YELLOWSTONE NATIONAL PARK – It was 30 years ago this summer that Yellowstone National Park was changed by fire.

Back in 1988 some 51 fires — included nine that were human-caused — blackened nearly 790,000 acres of Yellowstone which adds up to roughly 36% of the park.

MTN News recently visited an area burned by both the North Fork in 1988 and the Maple Fire in 2016 to see how Yellowstone’s forests have changed in the last three decades.

The largest, the North Fork Fire, was started by a cigarette.

“That fire in particular, at 410,000 acres, really changed the landscape of Yellowstone and really started laying the groundwork for how we manage fire now,” said Yellowstone National Park Fire Management Officer John Cataldo.

The North Fork Fire started outside the park near the West Entrance and burned almost to Mammoth.

“That was at the time, an unprecedented event in our recorded history,” Cataldo said. “While we can go through the tree ring data and the pollen record, and after the fact, realize that ‘88 was right on the mark in terms of what you might expect in this ecosystem.”

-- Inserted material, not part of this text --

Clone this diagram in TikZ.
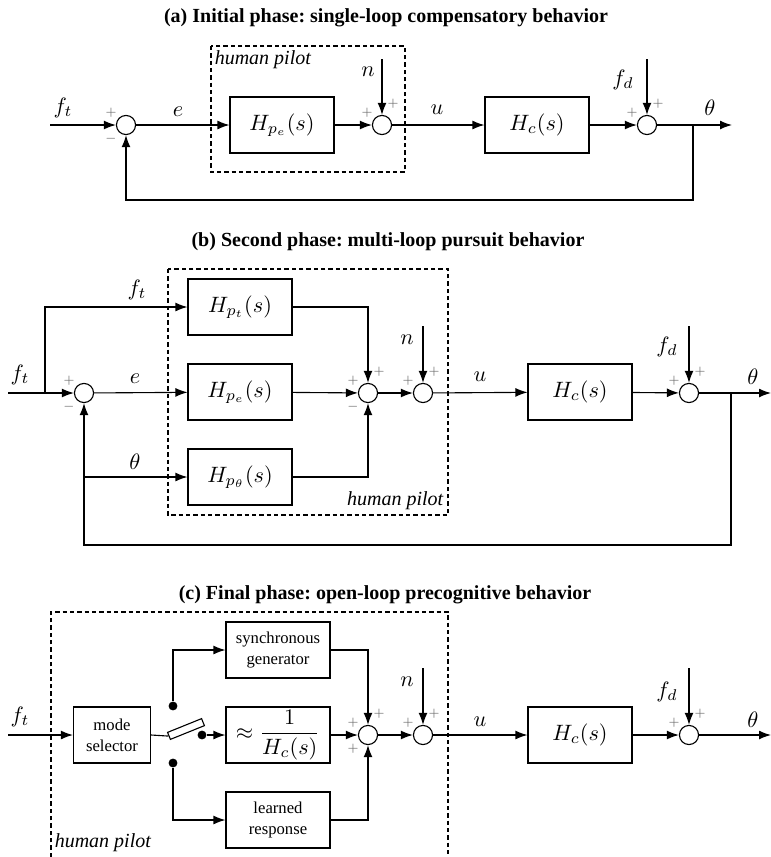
\documentclass[tikz,border=0pt]{standalone}
\usepackage{amsmath}
\usepackage{fontspec}
\newfontfamily\tnr{Liberation Serif}
\usetikzlibrary{arrows.meta,positioning,shapes}

\begin{document}
\begin{tikzpicture}[
    x=0.45pt, y=-0.45pt, line width=0.5pt,
    box/.style={rectangle, draw, minimum width=46.8pt, minimum height=25.2pt, inner sep=1pt, align=center},
    small/.style={font=\tnr\fontsize{7.5}{9.5}\selectfont},
    sum/.style={circle, draw, fill=white, minimum size=8.6pt, inner sep=0pt},
    dot/.style={circle, fill, minimum size=4pt, inner sep=0pt},
    arrow/.style={-{Latex[length=5.4pt,width=4pt]}},
    sgn/.style={font=\fontsize{4.5}{5}\selectfont, text=black!60, inner sep=0pt},
    pilot/.style={dash pattern=on 2pt off 1.3pt},
    pilottext/.style={font=\tnr\fontsize{9}{10}\selectfont\itshape, inner sep=1pt},
    title/.style={font=\tnr\bfseries\fontsize{9}{11}\selectfont\frenchspacing}
]
    \useasboundingbox (0,0) rectangle (771,857);

    % (a) single loop
    \node[title] (titleA) at (386,18) {(a) Initial phase: single-loop compensatory behavior};
    \draw[pilot] (211,46) rectangle (405,172);
    \node[pilottext, anchor=north west] (pilotA) at (212,48) {human pilot};

    \coordinate (inA) at (50,125);
    \node[sum] (sumA) at (126,125) {};
    \node[box] (hpeA) at (282,125) {$H_{p_e}(s)$};
    \node[sum] (nsumA) at (382,125) {};
    \node[box] (hcA) at (537,125) {$H_c(s)$};
    \node[sum] (fdsumA) at (647,125) {};
    \coordinate (brA) at (693,125);
    \coordinate (outA) at (732,125);
    \coordinate (nA) at (382,59);
    \coordinate (fdA) at (647,59);

    \draw[arrow] (inA) -- (sumA);
    \draw[arrow] (sumA) -- (hpeA);
    \draw[arrow] (hpeA) -- (nsumA);
    \draw[arrow] (nsumA) -- (hcA);
    \draw[arrow] (hcA) -- (fdsumA);
    \draw[arrow] (fdsumA) -- (outA);
    \draw[arrow] (nA) -- (nsumA);
    \draw[arrow] (fdA) -- (fdsumA);
    \draw[arrow] (brA) -- ++(0,75) -| (sumA.south);

    \node (ftA) at (63,108) {$f_t$};
    \node (eA) at (178,112) {$e$};
    \node (nlabA) at (368,72) {$n$};
    \node (uA) at (437,110) {$u$};
    \node (fdlabA) at (623,80) {$f_d$};
    \node (thA) at (710,108) {$\theta$};

    \node[sgn] at ([shift={(-15,-12)}]sumA) {$+$};
    \node[sgn] at ([shift={(-15,14)}]sumA) {$-$};
    \node[sgn] at ([shift={(-15,-12)}]nsumA) {$+$};
    \node[sgn] at ([shift={(11,-21)}]nsumA) {$+$};
    \node[sgn] at ([shift={(-15,-12)}]fdsumA) {$+$};
    \node[sgn] at ([shift={(11,-21)}]fdsumA) {$+$};

    % (b) multi loop
    \node[title] (titleB) at (388,242) {(b) Second phase: multi-loop pursuit behavior};
    \draw[pilot] (168,269) rectangle (448,515);
    \node[pilottext, anchor=south east] (pilotB) at (446,513) {human pilot};

    \coordinate (inB) at (8,393);
    \coordinate (ftbrB) at (45,393);
    \node[sum] (sumB) at (84,393) {};
    \node[box] (hptB) at (240,307) {$H_{p_t}(s)$};
    \node[box] (hpeB) at (240,392) {$H_{p_e}(s)$};
    \node[box] (hpthB) at (240,477) {$H_{p_\theta}(s)$};
    \node[sum] (msumB) at (368,393) {};
    \node[sum] (nsumB) at (423,393) {};
    \node[box] (hcB) at (580,392) {$H_c(s)$};
    \node[sum] (fdsumB) at (689,393) {};
    \coordinate (brB) at (731,393);
    \coordinate (outB) at (771,393);
    \coordinate (thbrB) at (84,477);
    \coordinate (nB) at (423,326);
    \coordinate (fdB) at (689,326);

    \draw[arrow] (inB) -- (sumB);
    \draw[arrow] (ftbrB) |- (hptB);
    \draw[arrow] (sumB) -- (hpeB);
    \draw[arrow] (thbrB) -- (hpthB);
    \draw[arrow] (hptB) -| (msumB.north);
    \draw[arrow] (hpeB) -- (msumB);
    \draw[arrow] (hpthB) -| (msumB.south);
    \draw[arrow] (msumB) -- (nsumB);
    \draw[arrow] (nsumB) -- (hcB);
    \draw[arrow] (hcB) -- (fdsumB);
    \draw[arrow] (fdsumB) -- (outB);
    \draw[arrow] (nB) -- (nsumB);
    \draw[arrow] (fdB) -- (fdsumB);
    \draw[arrow] (brB) -- ++(0,152) -| (sumB.south);

    \node (ftB) at (20,375) {$f_t$};
    \node (fttopB) at (137,290) {$f_t$};
    \node (eB) at (135,379) {$e$};
    \node (thlabB) at (135,462) {$\theta$};
    \node (nlabB) at (407,340) {$n$};
    \node (uB) at (480,377) {$u$};
    \node (fdlabB) at (667,347) {$f_d$};
    \node (thB) at (753,377) {$\theta$};

    \node[sgn] at ([shift={(-15,-12)}]sumB) {$+$};
    \node[sgn] at ([shift={(-15,14)}]sumB) {$-$};
    \node[sgn] at ([shift={(-15,-12)}]msumB) {$+$};
    \node[sgn] at ([shift={(11,-21)}]msumB) {$+$};
    \node[sgn] at ([shift={(-15,14)}]msumB) {$-$};
    \node[sgn] at ([shift={(-15,-12)}]nsumB) {$+$};
    \node[sgn] at ([shift={(11,-21)}]nsumB) {$+$};
    \node[sgn] at ([shift={(-15,-12)}]fdsumB) {$+$};
    \node[sgn] at ([shift={(11,-21)}]fdsumB) {$+$};

    % (c) open loop
    \node[title] (titleC) at (385,595) {(c) Final phase: open-loop precognitive behavior};
    \draw[pilot] (51,857) -- (51,612) -- (448,612) -- (448,857);
    \node[pilottext, anchor=west] (pilotC) at (52,843) {human pilot};

    \coordinate (inC) at (8,735);
    \node[box, small, minimum width=34.65pt] (modeC) at (112,735) {mode\\selector};
    \node[box, small] (syncC) at (278,650) {synchronous\\generator};
    \node[box] (invC) at (278,735) {$\approx\dfrac{1}{H_c(s)}$};
    \node[box, small] (learnC) at (278,820) {learned\\response};
    \node[sum] (sumC) at (368,735) {};
    \node[sum] (nsumC) at (423,735) {};
    \node[box] (hcC) at (580,735) {$H_c(s)$};
    \node[sum] (fdsumC) at (689,735) {};
    \coordinate (outC) at (771,735);
    \coordinate (nC) at (423,668);
    \coordinate (fdC) at (689,668);

    \node[draw, fill=white, rotate=22, minimum width=16.5pt, minimum height=3.4pt, inner sep=0pt] (lever) at (186,729) {};
    \node[dot] (dotT) at (173,706) {};
    \node[dot] (dotM) at (202,735) {};
    \node[dot] (dotB) at (173,763) {};

    \draw[arrow] (inC) -- (modeC);
    \draw (modeC.east) -- (lever.west);
    \draw[arrow] (dotT) |- (syncC);
    \draw[arrow] (dotM) -- (invC);
    \draw[arrow] (dotB) |- (learnC);
    \draw[arrow] (syncC) -| (sumC.north);
    \draw[arrow] (invC) -- (sumC);
    \draw[arrow] (learnC) -| (sumC.south);
    \draw[arrow] (sumC) -- (nsumC);
    \draw[arrow] (nsumC) -- (hcC);
    \draw[arrow] (hcC) -- (fdsumC);
    \draw[arrow] (fdsumC) -- (outC);
    \draw[arrow] (nC) -- (nsumC);
    \draw[arrow] (fdC) -- (fdsumC);

    \node (ftC) at (20,717) {$f_t$};
    \node (nlabC) at (407,682) {$n$};
    \node (uC) at (480,722) {$u$};
    \node (fdlabC) at (667,692) {$f_d$};
    \node (thC) at (753,720) {$\theta$};

    \node[sgn] at ([shift={(-15,-12)}]sumC) {$+$};
    \node[sgn] at ([shift={(11,-21)}]sumC) {$+$};
    \node[sgn] at ([shift={(-15,14)}]sumC) {$+$};
    \node[sgn] at ([shift={(-15,-12)}]nsumC) {$+$};
    \node[sgn] at ([shift={(11,-21)}]nsumC) {$+$};
    \node[sgn] at ([shift={(-15,-12)}]fdsumC) {$+$};
    \node[sgn] at ([shift={(11,-21)}]fdsumC) {$+$};
\end{tikzpicture}
\end{document}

Lodgepole pine makes up 80%  of Yellowstone’s forests and the trees need fire to multiply — something that hadn’t happened in the North Fork for a long time.

“It had most likely burned 400 or 500 years previously before 1988,” said Yellowstone National Park Fire Ecologist Becky Smith. “That’s how it evolved into what it was when it burned in 1988 — because again it’s lodgepole and it requires fire to reproduce.

Lodgepole grows tall, but the North Fork Fire in 1988 and the Maple Fire in 2016 — which was in the same area — both burned because of fuels on the ground.

The fuels combined with hot, dry conditions are a recipe for wildfire and 1988 brought all of that together. It’s because of the makeup of the forestland in Yellowstone National Park that it will again.

“You’ve got open parks like we have in Cougar Meadow, we’ve got 300-year-old lodgepole and spruce-fir forest and so it’s this great mix that makes this landscape unique and it is all resilient,” Cataldo said. “It comes back at one speed or another, on its own pace.”

“Yes, this area will burn again, whether it’s in 10 years or 500 years,” added Smith. “I am confident that this area where we’re standing will burn again.”

The Maple Fire of 2016 was the first fire in the park to burn within the scar of the 1988 fires. The 1988 fires were the largest firefighting effort in the United States at that time.